**The request:** Only a number is wanted here: the number of lines of the data that include "code".

**Source material:**
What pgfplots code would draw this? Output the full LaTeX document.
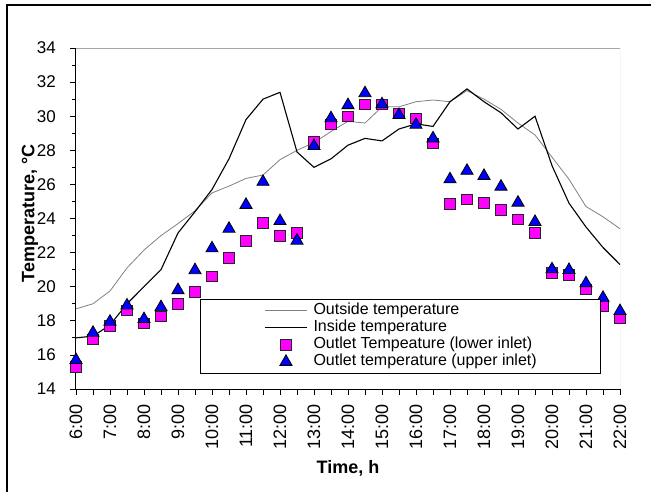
\documentclass[border=0pt]{standalone}
\usepackage{fontspec}
\setmainfont{Liberation Sans}
\usepackage{pgfplots}
\usepackage{pgfplotstable}
\pgfplotsset{compat=1.18}
\definecolor{mag}{RGB}{255,0,255}
\definecolor{blu}{RGB}{0,0,255}

\pgfplotstableread{
t outside inside lower upper
6.0 18.7 17.0 15.3 15.7
6.5 19.0 17.1 16.9 17.3
7.0 19.75 17.75 17.7 17.95
7.5 21.1 19.0 18.6 18.9
8.0 22.15 20.0 17.85 18.1
8.5 23.0 21.0 18.25 18.8
9.0 23.7 23.15 18.98 19.8
9.5 24.45 24.4 19.7 20.97
10.0 25.5 25.7 20.6 22.25
10.5 25.9 27.5 21.7 23.4
11.0 26.35 29.8 22.7 24.8
11.5 26.55 31.0 23.75 26.15
12.0 27.45 31.4 22.97 23.85
12.5 28.0 27.9 23.17 22.7
13.0 28.45 27.0 28.5 28.25
13.5 29.1 27.5 29.52 29.88
14.0 29.7 28.3 30.0 30.65
14.5 29.6 28.7 30.7 31.35
15.0 30.55 28.55 30.7 30.7
15.5 30.55 29.25 30.17 30.07
16.0 30.85 29.55 29.88 29.5
16.5 30.95 29.4 28.4 28.7
17.0 30.85 30.85 24.85 26.3
17.5 31.5 31.6 25.13 26.8
18.0 31.0 30.85 24.93 26.5
18.5 30.4 30.2 24.5 25.87
19.0 29.6 29.25 23.95 24.93
19.5 28.9 30.0 23.17 23.8
20.0 27.6 27.1 20.8 21.02
20.5 26.3 24.9 20.7 20.98
21.0 24.7 23.5 19.85 20.2
21.5 24.1 22.3 18.87 19.35
22.0 23.4 21.3 18.15 18.57
}\data

\begin{document}
\begin{tikzpicture}[x=1pt,y=1pt]
\begin{axis}[
  at={(0pt,0pt)}, anchor=south west,
  scale only axis, width=544pt, height=341pt,
  xmin=6, xmax=22, ymin=14, ymax=34,
  axis lines*=left,
  axis line style={black, line width=1pt},
  tick align=outside,
  tick style={black, line width=0.8pt},
  major tick length=6pt, minor tick length=4pt,
  xtick={6,6.5,...,22},
  xticklabels={6:00,,7:00,,8:00,,9:00,,10:00,,11:00,,12:00,,13:00,,14:00,,15:00,,16:00,,17:00,,18:00,,19:00,,20:00,,21:00,,22:00},
  xticklabel style={font=\fontsize{18}{18}\selectfont, rotate=90, anchor=east, inner sep=0pt},
  xticklabel shift=9pt,
  ytick={14,16,...,34},
  minor y tick num=1,
  yticklabel style={font=\fontsize{17}{17}\selectfont, inner sep=0pt},
  yticklabel shift=14pt,
  /pgf/number format/assume math mode=true,
  xlabel={Time, h},
  xlabel style={at={(axis description cs:0.5,-0.232)}, anchor=center, font=\fontsize{18}{18}\selectfont\bfseries},
  ylabel={Temperature, °C},
  ylabel style={at={(axis description cs:-0.0846,0.515)}, anchor=center, font=\fontsize{18}{18}\selectfont\bfseries},
  legend image code/.code={\draw[mark repeat=2,mark phase=2,#1] plot coordinates {(0pt,0pt) (21pt,0pt) (42pt,0pt)};},
  legend cell align=left,
  legend style={at={(rel axis cs:0.228,0.264)}, anchor=north west, draw=black, line width=0.8pt, fill=white,
    inner xsep=64pt, inner ysep=4pt, row sep=2pt,
    font=\fontsize{16}{16}\selectfont,
    nodes={inner sep=0pt, text height=11.5pt, text depth=3.5pt},
    /tikz/every odd column/.style={column sep=6pt}},
]
\draw[gray!70, line width=1pt] (rel axis cs:0,1) -- (rel axis cs:1,1) -- (rel axis cs:1,0);
\addplot[color=gray, line width=0.8pt, mark=none] table[x=t,y=outside]{\data};
\addlegendentry{Outside temperature}
\addplot[color=black, line width=1.1pt, mark=none] table[x=t,y=inside]{\data};
\addlegendentry{Inside temperature}
\addplot[only marks, mark=square*, mark size=5.3pt, mark options={fill=mag, draw=black!85, line width=0.8pt}] table[x=t,y=lower]{\data};
\addlegendentry{Outlet Tempeature (lower inlet)}
\addplot[only marks, mark=triangle*, mark size=7pt, mark options={fill=blu, draw=black, line width=0.8pt}] table[x=t,y=upper]{\data};
\addlegendentry{Outlet temperature (upper inlet)}
\end{axis}
\pgfresetboundingbox
\path[use as bounding box] (-76,-102) rectangle (575,389);
\draw[black, line width=1.3pt] (-69,-200) -- (-69,384) -- (700,384);
\end{tikzpicture}
\end{document}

**Written response:** 2